The President, though, called Saudi Arabia a "spectacular ally."

"We also have a great ally in Saudi Arabia. They give us a lot of jobs, they give us a lot of business, a lot of economic development," Trump told reporters Saturday, later adding that Saudi Arabia has been "a truly spectacular ally in terms of jobs and economic development."

A spokesman for the CIA declined to comment to the Post. The Saudi government has denied bin Salman's involvement in Khashoggi's death.

Vice President Mike Pence said the United States would hold all involved with Khashoggi's murder to account. He also said he wanted to preserve the strong relationship with Saudi Arabia amid the murder investigation.

"The murder of Jamal Khashoggi was an atrocity. It was also an affront to a free and independent press and the United States is determined to hold all of those accountable who are responsible for that murder," Pence said early Saturday morning while in Papua New Guinea on a foreign trip.

Khashoggi, a former Saudi royal insider who became a critic of the country's government, went missing in October after he visited the Saudi consulate in Istanbul to obtain papers for his upcoming marriage. The Saudi government offered changing explanations for Khashoggi's disappearance.

Included in the US intelligence analyzed by the CIA was a phone call the prince's brother Khalid bin Salman made to Khashoggi, encouraging the journalist to make the trip to the consulate to get the documents, according to the Post. Sources told the Post that Khalid made the call at his brother's command.

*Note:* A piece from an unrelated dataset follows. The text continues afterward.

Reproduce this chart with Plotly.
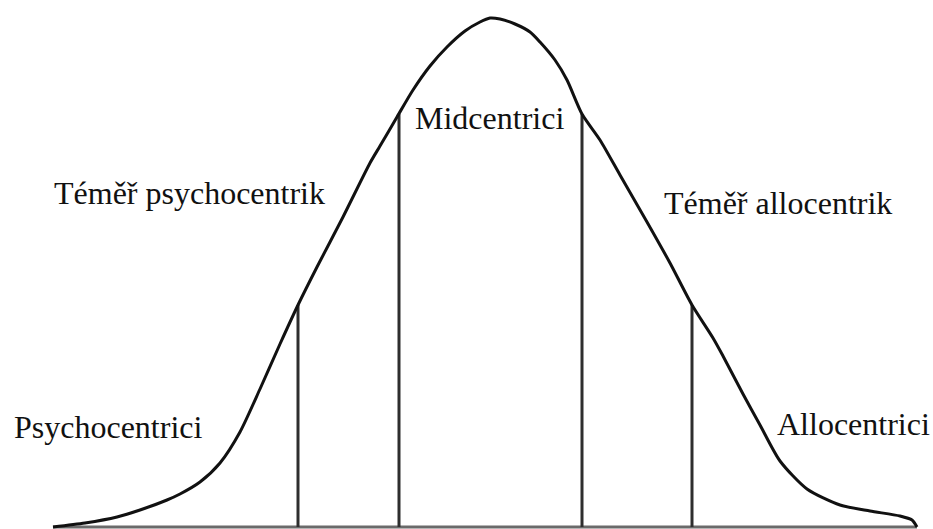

Khalid denied the Post's reporting, saying on Twitter that he had never spoken to Khashoggi by phone.

"I never talked to him by phone and certainly never suggested he go to Turkey for any reason. I ask the US government to release any information regarding this claim," Khalid said.

He said the last contact he'd had with Khashoggi was via text in October 2017.

Fatimah Baeshen, a spokeswoman for the Saudi Embassy in Washington, told the Post that Khalid, who is the Saudi ambassador to the US, and Khashoggi never discussed "anything related to going to Turkey."

The CIA also examined an audio recording from inside the Saudi consulate provided by Turkey and a phone call placed from inside the consulate after Khashoggi was killed, according to the Post.

Maher Mutreb, an alleged member of the Saudi hit team and a security official for the crown prince, placed the phone call to a top aide for bin Salman informing the aide that the job had been done, people familiar with the call told the newspaper.

The CIA does not know the location of Khashoggi's remains, according to the Post.

The Trump administration on Thursday imposed penalties on 17 individuals over their alleged roles in the killing of Khashoggi. Khashoggi's assassination has created a crisis for the Trump administration and drawn attention to President Donald Trump's business ties to Saudi Arabia and the relationship between bin Salman and Trump's son-in-law and senior adviser, Jared Kushner.

Earlier Thursday, the Saudi Public Prosecutor's Office said 11 people had been charged for their involvement in the death of Khashoggi, adding that five are facing capital punishment for being directly involved in "ordering and executing the crime."

Khashoggi was killed following "a fight and a quarrel" at the Saudi consulate, the prosecutor's office claimed. Prosecutors said Khashoggi was tied up and injected with an overdose of a sedative that killed him. Then, according to prosecutors, his body was dismembered and removed from the consulate by five people.